Words by Beatrice De Franceschi
September 27th, 2017
How many times have you heard that Denmark is one of the happiest countries in the world? It seems to make headlines on a weekly basis but what is it that makes life in Denmark so great?
There are many reasons why this Scandinavian country is considered to be one of the best places to live but before you pack your bags and buy a one-way ticket, let’s take a look at what makes the Danish lifestyle so special and how you can implement these traits in your own life.
If you truly want to live like a Dane then you better get to grips with hygge. Pronounced hue-gah, hygge is all about finding happiness in the little things in life. It is not something you can buy, but rather a mindset. It can be translated into English as cosiness, warmth, or the ability to find peace wherever you are. With a nationwide wellness movement like this, it’s no wonder the Danish are voted the happiest people in the world! For me, hygge is drinking a glass of wine while reading a book on my own, having a cup of coffee in my favourite café in town, listening to music, sitting by the fire on a cold night, or eating homemade food. It’s the simple things!
To find out more about hygge, read our article here!
The Danes have the best work-life balance in the world, according to the OECD Better Life Report and most think that working after 5 pm is a crazy idea. While we know that sometimes this cannot be avoided we do think they’re onto something here! To them, what is most important is finding time for family and ensuring that they eat together at the end of the day, every day.
That being said, work still has to be done. In order to truly enjoy your work life, you should make the most out of your workspace. Get rid of anything frivolous and unnecessary. Set up a mood board to remind you of your goals, dreams and inspirations. Use bright storage boxes and containers. Ensure there is good light around your desk and work close to a window if possible. Surround yourself with flowers and candles and don’t forget your favourite coffee mug by your side.
If there’s one thing the Danes are famous for (even more so than hygge), it’s interior decor. Home life is of the utmost importance in Denmark so it makes sense to spend time on good design. Just like their fashion sense, Danish people live by the saying ‘less is more’ and so their homes have a modern, minimalist aesthetic.
To achieve the look at home, incorporate a calm, neutral colour palette which is a signature trait of Scandi design. Start with a blank canvas by painting your walls and floors a light, muted colour such as white or grey. Invest in wooden furniture and geometric design pieces. Danish homes are full of plants and flowers and they are an easy way of introducing colour into a room.

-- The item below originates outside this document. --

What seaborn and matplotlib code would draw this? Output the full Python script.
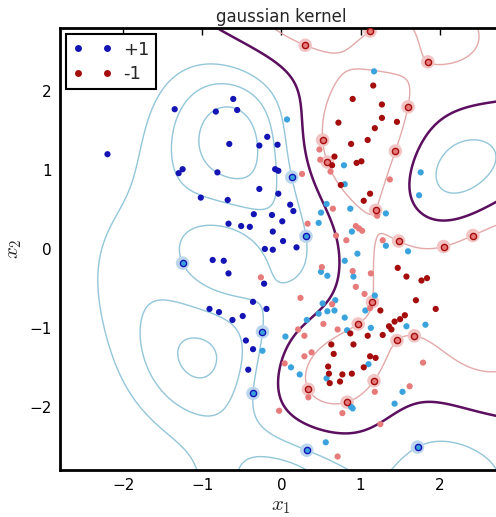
import numpy as np
import pandas as pd
import matplotlib
matplotlib.use("Agg")
import matplotlib.pyplot as plt
from matplotlib.lines import Line2D
import seaborn as sns

# ---- data (x1, x2) ----
# class +1 : non support vectors, free support vectors (circled), bounded support vectors (light)
pos_x = [-2.20,-1.35,-0.83,-0.61,-0.56,-0.66,-1.30,-1.25,-0.81,-1.02,-0.68,-0.67,-0.51,-0.40,-0.87,-0.73,-0.67,-0.91,-0.79,-0.62,-0.49,-0.45,-0.42,-0.36,-0.18,-0.28,-0.05,-0.08,-0.04,-0.28,-0.04,0.11,0.15,-0.12,-0.35,0.01,-0.11,0.02,-0.21,-0.11,0.19,-0.22,-0.36,-0.19]
pos_y = [1.20,1.77,1.74,1.90,1.76,1.33,0.96,1.01,0.97,0.65,0.62,0.32,0.29,0.28,-0.14,-0.15,-0.31,-0.76,-0.80,-0.90,-0.85,-1.16,-1.53,-1.27,1.42,1.31,1.32,1.01,0.99,0.76,0.70,0.56,0.48,0.43,0.44,0.35,0.22,0.10,0.00,-0.01,0.02,-0.44,-0.67,-0.76]
pos_sv_x = [-1.25,0.13,0.31,-0.24,-0.36,0.32,1.72]
pos_sv_y = [-0.18,0.91,0.16,-1.05,-1.83,-2.55,-2.51]
pos_bnd_x = [1.17,0.07,0.79,0.80,1.76,1.74,1.32,0.57,0.87,0.50,0.47,0.89,1.32,1.60,0.96,0.80,0.50,0.58,0.91,1.18,0.52,0.68,0.58,0.67,0.47,0.32,0.80,0.83,1.06,1.13,1.58,1.82,0.05,-0.24,0.12,0.23,0.57,1.10,1.53,1.43,0.88,0.90,0.56]
pos_bnd_y = [2.25,1.64,1.06,0.82,0.97,0.68,0.45,0.57,0.51,0.46,0.33,0.22,0.04,-0.03,-0.06,-0.15,-0.29,-0.34,-0.35,-0.59,-0.69,-0.65,-0.79,-0.78,-0.82,-0.90,-0.87,-1.03,-0.78,-1.00,-0.98,-0.96,-1.11,-1.29,-1.50,-1.59,-1.64,-1.46,-1.81,-1.96,-2.00,-2.02,-2.45]
# class -1
neg_x = [1.16,0.90,1.27,1.27,1.46,1.18,0.72,1.09,0.88,0.67,0.95,1.01,0.64,0.75,1.12,1.04,1.47,1.58,1.77,1.84,1.70,1.95,1.25,1.56,1.50,1.43,1.36,1.39,1.28,1.09,0.87,0.63,0.91,0.66,1.12,1.19,1.04,0.59,0.60,0.77,0.89,0.61,0.74]
neg_y = [2.07,1.90,1.83,1.66,1.61,1.53,1.60,1.38,1.33,1.17,1.09,1.11,1.06,0.81,0.70,0.61,-0.24,-0.35,-0.40,-0.37,-0.65,-0.76,-0.78,-0.84,-0.89,-0.92,-0.98,-1.02,-1.09,-1.10,-1.07,-1.21,-1.21,-1.33,-1.36,-1.38,-1.50,-1.49,-1.58,-1.59,-1.58,-1.70,-1.68]
neg_sv_x = [1.12,0.30,1.85,1.60,0.52,1.44,0.58,1.19,1.48,2.05,2.42,1.15,0.97,1.68,1.46,1.17,0.34,0.83]
neg_sv_y = [2.76,2.58,2.37,1.80,1.38,1.24,1.10,0.49,0.10,0.03,0.17,-0.67,-0.95,-1.10,-1.16,-1.67,-1.78,-1.94]
neg_bnd_x = [0.48,0.49,0.62,0.26,1.37,1.21,0.65,0.33,0.94,0.98,1.02,0.69,0.82,1.28,-0.26,0.51,0.90,0.94,1.05,1.13,1.12,0.24,0.64,0.53,0.71,0.21,0.29,0.38,0.29,0.04,1.79,1.18,1.62,0.34,0.77,-0.03,1.25,0.71]
neg_bnd_y = [1.26,1.13,0.98,0.95,0.88,0.42,0.51,0.32,0.29,0.26,0.23,0.17,0.11,0.11,-0.36,-0.23,-0.28,-0.48,-0.57,-0.31,-0.75,-0.62,-0.70,-0.95,-1.02,-1.02,-1.10,-1.31,-1.36,-1.45,-1.44,-1.81,-1.74,-1.88,-2.08,-2.05,-2.22,-2.63]

class_labels = ["+1", "-1"]
gamma = 0.7          # gaussian kernel parameter
C_soft = 10.0        # soft-margin constant (weight of bounded support vectors)
levels = [-1, 0, 1, 1.6, 2.2]

# ---- assemble training table ----
rows = []
for gx, gy, lab, kind in [(pos_x, pos_y, 1, "plain"), (pos_sv_x, pos_sv_y, 1, "sv"), (pos_bnd_x, pos_bnd_y, 1, "bnd"),
                          (neg_x, neg_y, -1, "plain"), (neg_sv_x, neg_sv_y, -1, "sv"), (neg_bnd_x, neg_bnd_y, -1, "bnd")]:
    for a, b in zip(gx, gy):
        rows.append((a, b, lab, kind))
df = pd.DataFrame(rows, columns=["x1", "x2", "label", "kind"])
P = df[["x1", "x2"]].to_numpy()
yv = df["label"].to_numpy(float)
free = (df["kind"] == "sv").to_numpy()
bnd = (df["kind"] == "bnd").to_numpy()


def kern(A, B, g):
    d2 = ((A[:, None, :] - B[None, :, :]) ** 2).sum(-1)
    return np.exp(-g * d2)


# dual coefficients from the KKT conditions: circled points lie on the margins,
# light points carry the full weight C, and sum(alpha * y) = 0
K = kern(P, P, gamma)
fi = np.where(free)[0]; nf = len(fi)
A = np.zeros((nf + 1, nf + 1)); rhs = np.zeros(nf + 1)
for r, i in enumerate(fi):
    A[r, :nf] = yv[fi] * K[i, fi]
    A[r, nf] = 1.0
    rhs[r] = yv[i] - C_soft * np.sum(yv[bnd] * K[i, bnd])
A[nf, :nf] = yv[fi]
rhs[nf] = -C_soft * np.sum(yv[bnd])
sol = np.linalg.solve(A, rhs)
alpha = np.zeros(len(yv)); alpha[fi] = sol[:nf]; alpha[bnd] = C_soft
bias = sol[nf]


def decision(Q):
    return kern(Q, P, gamma) @ (alpha * yv) + bias


# ---- style ----
sns.set_style("white")
plt.rcParams["font.family"] = ["DejaVu Sans"]
plt.rcParams["mathtext.fontset"] = "cm"

fig = plt.figure(figsize=(4.96, 5.17), dpi=100)
ax = fig.add_axes([0.121, 0.091, 0.893, 0.855])

lim = (-2.8, 2.8)
g1 = np.linspace(lim[0], lim[1], 240)
X1, X2 = np.meshgrid(g1, g1)
Z = decision(np.c_[X1.ravel(), X2.ravel()]).reshape(X1.shape)

lev_colors = ["#e3a9a9", "#5b0f5e", "#93c6d9", "#93c6d9", "#93c6d9"]
lev_widths = [1.0, 1.8, 1.0, 1.0, 1.0]
ax.contour(X1, X2, Z, levels=levels, colors=lev_colors, linewidths=lev_widths,
           linestyles="solid", zorder=1)

dark = {1: "#1414b4", -1: "#a50d0d"}
light = {1: "#3aa3de", -1: "#e77a7a"}
halo = {1: "#bcd6ee", -1: "#f2c4c4"}

for lab in (1, -1):
    d = df[df.label == lab]
    sv = d[d.kind == "sv"]
    sns.scatterplot(data=sv, x="x1", y="x2", ax=ax, s=95, color=halo[lab], edgecolor="none",
                    linewidth=0, zorder=2, legend=False)
    sns.scatterplot(data=d[d.kind == "bnd"], x="x1", y="x2", ax=ax, s=20, color=light[lab],
                    edgecolor="none", linewidth=0, zorder=3, legend=False)
    sns.scatterplot(data=d[d.kind == "plain"], x="x1", y="x2", ax=ax, s=20, color=dark[lab],
                    edgecolor="none", linewidth=0, zorder=3, legend=False)
    sns.scatterplot(data=sv, x="x1", y="x2", ax=ax, s=20, color=light[lab], edgecolor=dark[lab],
                    linewidth=1.0, zorder=4, legend=False)

ax.set_xlim(*lim); ax.set_ylim(*lim)
ax.set_xticks([-2, -1, 0, 1, 2]); ax.set_yticks([-2, -1, 0, 1, 2])
ax.set_xticklabels(["\u22122", "\u22121", "0", "1", "2"])
ax.set_yticklabels(["\u22122", "\u22121", "0", "1", "2"])
ax.tick_params(direction="in", length=5, width=1, top=True, right=True, labelsize=11,
               pad=6, colors="black")
for s in ax.spines.values():
    s.set_linewidth(2.0); s.set_color("black")
ax.set_xlabel("$x_1$", fontsize=15, labelpad=2)
ax.set_ylabel("$x_2$", fontsize=15, labelpad=4)
ax.set_title("gaussian kernel", fontsize=12, pad=4)

handles = [Line2D([0], [0], marker="o", linestyle="", markersize=5, color=dark[1], markeredgewidth=0),
           Line2D([0], [0], marker="o", linestyle="", markersize=5, color=dark[-1], markeredgewidth=0)]
leg = ax.legend(handles, class_labels, loc="upper left", numpoints=2, fontsize=13, frameon=True,
                fancybox=False, framealpha=1, edgecolor="black", borderaxespad=0.35,
                handlelength=2.2, handletextpad=0.6, borderpad=0.35, labelspacing=0.35)
leg.get_frame().set_linewidth(1.5)

fig.savefig("out.png", dpi=100)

Of course, the most important aspect is hygge. Make sure your abode is warm and cosy with plenty of light. One of the best things you can do when you come home from work is light a candle. This might sound weird but a study by The Happiness Research Institute shows that 85% of people associate hygge with candlelight and 28% of Danes light candles every day!
The Danish fashion industry is booming like never before. But while the fashion scene in Copenhagen is quite unique, overall style in Denmark, for men and women, can be quite minimal in a colour palette of black, white, slate grey and – if you really want to pick a colour – navy. Ganni, Wood Wood, Mads Norgaard, Rain are just a few of the Scandinavian brands you need to add to your wardrobe now to look the part.
Dining out in Denmark can be somewhat expensive so it’s no surprise that the Danes tend to enjoy healthy homecooked meals with family and friends. For lunch, Danes traditionally eat smørrebrød which is an open sandwich made on rye bread. Toppings include thinly sliced cured meat, pickled cucumber, boiled egg, avocado etc. For dinner, Danes make the effort to gather with family and friends and dine on delicacies such as frikadeller (pork meatballs), stegt flaesk (crispy fried pork belly), pølser (hot dogs) and potatoes. Although Carlsberg and Tuborg are internationally acclaimed, Danish people love Akvavit; one of the most popular local liquors made from potatoes and grains.